• [TASK REQUIREMENTS] Make an exact copy of the listing below.

• [DATASET EXTRACT]
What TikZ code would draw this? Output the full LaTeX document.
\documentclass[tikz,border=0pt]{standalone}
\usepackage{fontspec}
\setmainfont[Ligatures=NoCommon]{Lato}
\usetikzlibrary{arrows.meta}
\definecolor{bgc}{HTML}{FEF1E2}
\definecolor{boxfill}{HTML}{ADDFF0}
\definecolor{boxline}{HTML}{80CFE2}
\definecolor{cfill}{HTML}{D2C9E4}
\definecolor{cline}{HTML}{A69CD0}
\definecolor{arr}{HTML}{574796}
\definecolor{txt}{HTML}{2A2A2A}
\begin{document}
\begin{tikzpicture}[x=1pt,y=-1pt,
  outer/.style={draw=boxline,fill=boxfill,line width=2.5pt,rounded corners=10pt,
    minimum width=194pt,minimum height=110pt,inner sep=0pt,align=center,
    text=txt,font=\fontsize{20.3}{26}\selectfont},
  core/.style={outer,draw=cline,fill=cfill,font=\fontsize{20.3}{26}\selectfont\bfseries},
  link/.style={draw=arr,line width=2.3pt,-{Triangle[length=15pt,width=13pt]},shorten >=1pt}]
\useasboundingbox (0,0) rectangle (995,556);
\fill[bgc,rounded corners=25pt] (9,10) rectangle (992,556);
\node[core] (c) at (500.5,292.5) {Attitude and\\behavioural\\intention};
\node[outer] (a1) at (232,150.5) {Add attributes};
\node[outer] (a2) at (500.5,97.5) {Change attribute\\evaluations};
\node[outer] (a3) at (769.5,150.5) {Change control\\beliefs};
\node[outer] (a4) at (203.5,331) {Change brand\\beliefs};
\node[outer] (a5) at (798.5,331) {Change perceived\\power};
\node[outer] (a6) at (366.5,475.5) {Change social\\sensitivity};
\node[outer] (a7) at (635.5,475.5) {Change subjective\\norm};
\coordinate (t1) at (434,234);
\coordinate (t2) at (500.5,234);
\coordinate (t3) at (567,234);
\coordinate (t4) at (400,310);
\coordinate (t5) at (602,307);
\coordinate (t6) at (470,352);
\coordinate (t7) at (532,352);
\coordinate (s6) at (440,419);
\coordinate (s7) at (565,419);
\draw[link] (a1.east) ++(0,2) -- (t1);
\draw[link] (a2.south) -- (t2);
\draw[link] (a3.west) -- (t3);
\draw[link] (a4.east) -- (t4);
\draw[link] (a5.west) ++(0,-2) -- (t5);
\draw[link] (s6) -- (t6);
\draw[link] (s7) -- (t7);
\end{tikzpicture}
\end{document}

• [ANSWER TO THE TASK]
What TikZ code would draw this? Output the full LaTeX document.
\documentclass[tikz,border=0pt]{standalone}
\usepackage{fontspec}
\setmainfont[Ligatures=NoCommon]{Lato}
\usetikzlibrary{arrows.meta}
\definecolor{bgc}{HTML}{FEF1E2}
\definecolor{boxfill}{HTML}{ADDFF0}
\definecolor{boxline}{HTML}{80CFE2}
\definecolor{cfill}{HTML}{D2C9E4}
\definecolor{cline}{HTML}{A69CD0}
\definecolor{arr}{HTML}{574796}
\definecolor{txt}{HTML}{2A2A2A}
\begin{document}
\begin{tikzpicture}[x=1pt,y=-1pt,
  outer/.style={draw=boxline,fill=boxfill,line width=2.5pt,rounded corners=10pt,
    minimum width=194pt,minimum height=110pt,inner sep=0pt,align=center,
    text=txt,font=\fontsize{20.3}{26}\selectfont},
  core/.style={outer,draw=cline,fill=cfill,font=\fontsize{20.3}{26}\selectfont\bfseries},
  link/.style={draw=arr,line width=2.3pt,-{Triangle[length=15pt,width=13pt]},shorten >=1pt}]
\useasboundingbox (0,0) rectangle (995,556);
\fill[bgc,rounded corners=25pt] (9,10) rectangle (992,556);
\node[core] (c) at (500.5,292.5) {Attitude and\\behavioural\\intention};
\node[outer] (a1) at (232,150.5) {Add attributes};
\node[outer] (a2) at (500.5,97.5) {Change attribute\\evaluations};
\node[outer] (a3) at (769.5,150.5) {Change control\\beliefs};
\node[outer] (a4) at (203.5,331) {Change brand\\beliefs};
\node[outer] (a5) at (798.5,331) {Change perceived\\power};
\node[outer] (a6) at (366.5,475.5) {Change social\\sensitivity};
\node[outer] (a7) at (635.5,475.5) {Change subjective\\norm};
\coordinate (t1) at (434,234);
\coordinate (t2) at (500.5,234);
\coordinate (t3) at (567,234);
\coordinate (t4) at (400,310);
\coordinate (t5) at (602,307);
\coordinate (t6) at (470,352);
\coordinate (t7) at (532,352);
\coordinate (s6) at (440,419);
\coordinate (s7) at (565,419);
\draw[link] (a1.east) ++(0,2) -- (t1);
\draw[link] (a2.south) -- (t2);
\draw[link] (a3.west) -- (t3);
\draw[link] (a4.east) -- (t4);
\draw[link] (a5.west) ++(0,-2) -- (t5);
\draw[link] (s6) -- (t6);
\draw[link] (s7) -- (t7);
\end{tikzpicture}
\end{document}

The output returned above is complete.